Paper: MapReduce - Simplified Data Processing on Large Clusters
This paper led to a revolution in computing after in was published in 2004.
The basic idea behind map-reduce was that many data processing tasks could be expressed as a sequence of map and reduce operations, and these operations could be scaled easily to process very large data sets.
Engineers would no longer have to think about fault tolerance, partitioning large data sets, optimal usage of network bandwidth, and a variety of other low level concerns. All they would need to do was to express their tasks as map and reduce operations, and the underlying framework would take care of the rest.
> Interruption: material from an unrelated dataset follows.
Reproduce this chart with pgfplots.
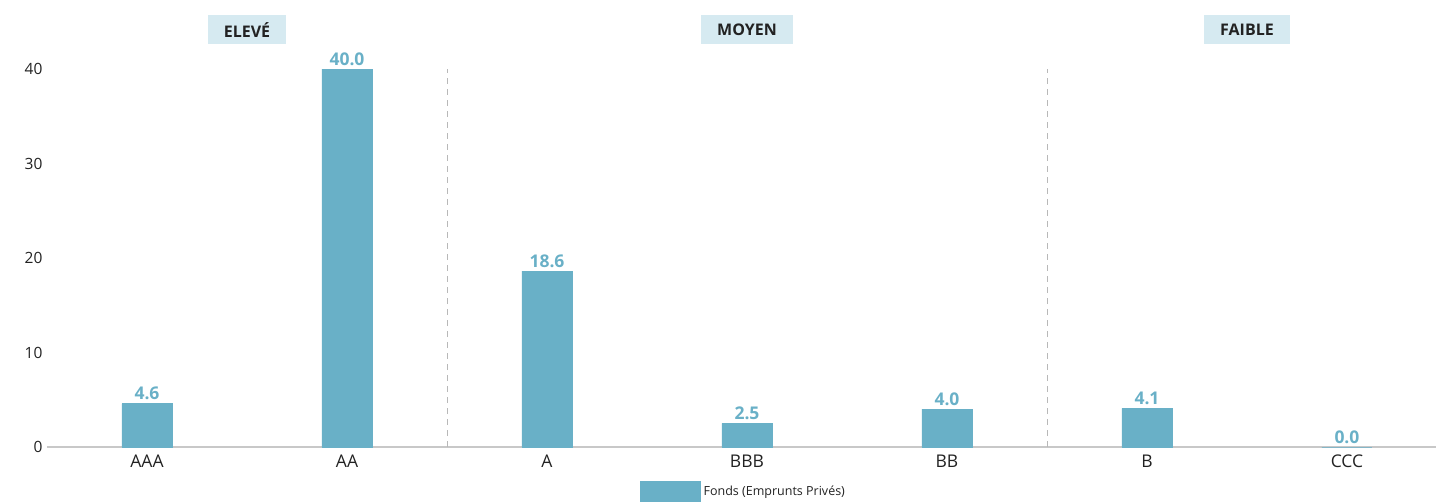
\documentclass[border=0pt]{standalone}
\usepackage{pgfplots}
\pgfplotsset{compat=1.18}
\usepackage{fontspec}
\setmainfont{Open Sans}
\definecolor{barcol}{HTML}{69B0C7}
\definecolor{boxcol}{HTML}{D6EAF1}
\definecolor{axcol}{HTML}{C8C8C8}
\definecolor{dashcol}{HTML}{B8B8B8}
\definecolor{txt}{HTML}{222222}
\begin{document}
\begin{tikzpicture}
\begin{axis}[
  scale only axis,
  width=1389pt, height=378pt,
  xmin=-0.5, xmax=6.445,
  ymin=0, ymax=40,
  clip=false,
  axis x line*=bottom,
  axis y line*=left,
  x axis line style={draw=axcol, line width=1.6pt},
  y axis line style={draw=none},
  xtick={0,1,2,3,4,5,6},
  xticklabels={AAA,AA,A,BBB,BB,B,CCC},
  ytick={0,10,20,30,40},
  major tick length=0pt,
  /pgf/number format/assume math mode=true,
  x tick label style={font=\fontsize{17.5}{19}\selectfont, text=txt, yshift=-4pt},
  y tick label style={font=\fontsize{15.5}{17}\selectfont, text=txt, xshift=-1pt},
  ybar,
  bar width=50pt,
  nodes near coords,
  nodes near coords style={font=\bfseries\fontsize{17.5}{19}\selectfont, text=barcol,
     /pgf/number format/.cd, fixed, fixed zerofill, precision=1, assume math mode=true},
  legend style={at={(0.4269,-0.1164)}, anchor=west, draw=none, fill=none,
     inner sep=0pt, font=\fontsize{12.5}{14}\selectfont, text=txt,
     nodes={inner sep=3pt}},
  legend image code/.code={\fill[barcol] (0pt,-10pt) rectangle (60pt,10pt);},
]
\addplot[fill=barcol, draw=barcol, line width=0.5pt] coordinates {
  (0,4.6) (1,40.0) (2,18.6) (3,2.5) (4,4.0) (5,4.1) (6,0.0)
};
\legend{Fonds (Emprunts Privés)}
\draw[dashcol, line width=0.9pt, dash pattern=on 6pt off 5pt] (axis cs:1.5,0) -- (axis cs:1.5,40);
\draw[dashcol, line width=0.9pt, dash pattern=on 6pt off 5pt] (axis cs:4.5,0) -- (axis cs:4.5,40);
\node[fill=boxcol, font=\bfseries\fontsize{16}{18}\selectfont, text=txt, minimum height=29pt, inner xsep=16pt] at (axis cs:0.5,44.13) {ELEVÉ};
\node[fill=boxcol, font=\bfseries\fontsize{16}{18}\selectfont, text=txt, minimum height=29pt, inner xsep=16pt] at (axis cs:3,44.13) {MOYEN};
\node[fill=boxcol, font=\bfseries\fontsize{16}{18}\selectfont, text=txt, minimum height=29pt, inner xsep=16pt] at (axis cs:5.5,44.13) {FAIBLE};
\end{axis}
\pgfresetboundingbox
\path[use as bounding box] (-47pt,-54pt) rectangle (1389pt,447pt);
\end{tikzpicture}
\end{document}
Map operations would take a record and produce an intermediate key and value. Reduce operations would then take all records with the same intermediate key and process them in one batch. This simple programming model proved to be surprisingly versatile.
When Yahoo created an open source implementation of map-reduce – named Hadoop – it rapidly gained popularity. Soon systems like Hive built on top of Hadoop and made processing huge datasets even easier – now all a programmer had to do was write some SQL, and their query could process hundreds of terabytes of data with no extra effort from them.
Why does map-reduce work so well? I think it's because map-reduce is simply a formalisation of what we have to do when processing large data sets anyway: Break the data set into small chunks, process each chunk independently, then join the chunks back together.